Entering Century Link Field on Saturday night, Bradley will try to buck a trend that has slowed him down this season: he hasn't been very good away from home. At BMO Field he has been one of the best players in the league, away from it his form has dipped significantly.

Bradley has played in 17 Major League Soccer matches so far this season: 9 at home and 8 on the road. In those home matches he has scored 3 goals and added 6 assists, while he only has one goal to his name on the road so far this season.

A large part of this is the fact that he shoots a lot more at home than he does on the road. At home he has put up 2.7 shots per game this season, while on the road he has only managed 1.6.

His passing remains decent whether he is at home or on the road: he has 85.6 per cent passing at home, which dips slightly to 83.4 on the road. However, it is the importance of those passes that differ as he completes 3 key passes per match at home and only 1.1 on the road according to Who Scored.

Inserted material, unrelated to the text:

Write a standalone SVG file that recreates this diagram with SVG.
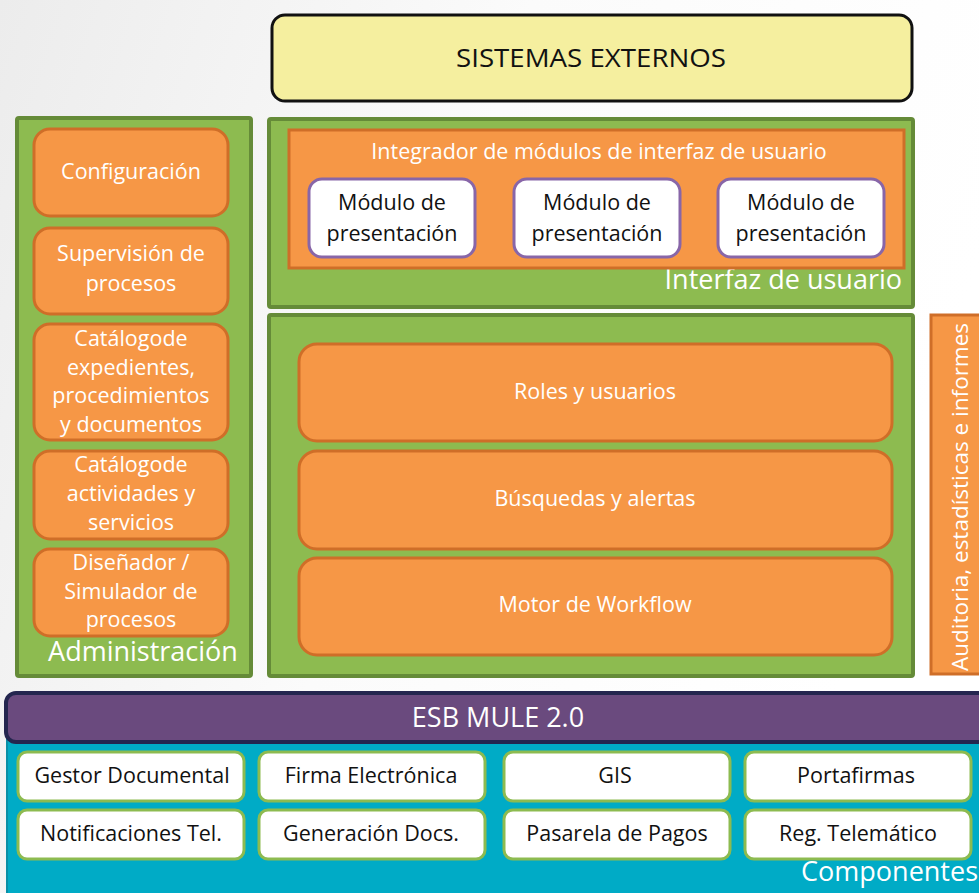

All of this has resulted in two man of the match performances at BMO Field, including last week against the Montreal Impact, and none away. As well, all of Bradley's team of the week honours have come after playing a match at home.

Why has this discrepancy been so large? Part of it has to do with when those home and away matches were played. The club started the season with seven games on the road, and six of Bradley's eight away matches has played so far this season came during that time.

At that point in the season Toronto was far from their current form, and had not really found a rhythm as a club. Bradley was hardly the only player to go through a slump during that part of the season.

Since that point Bradley has only played in two matches on the road. The first came against the New England Revolution, in which he scored the lone Toronto goal in a 1-1 draw. That was the game that kick started his season. The second was the recent 3-0 loss to the New York Red Bulls.

Bradley is not like Giovinco, while he can make the players around him better he requires them to be playing at a certain level to succeed. Toronto FC as a team have been significantly worse on the road than they have been at home.

As a club the team holds 51 per cent possession at home while the only have 45 per cent away. They also record a little more than one shot per game less on the road, and their passing success dips from 80 to 77 per cent.

So for the most part, Bradley's struggles away from home so far this season have been a byproduct of his team. If Toronto want Bradley to have success on the road, they need to collectively put him in a position to do so.

If ever there was a game for Bradley to break this streak of poor road form it would be this weekend. A win would break a Toronto FC record, and give the club the most road wins they have ever achieved with five.

With the spotlight on him it is a massive opportunity for him and the club to put the fact that they are about to make their first ever playoff appearance beyond any doubt.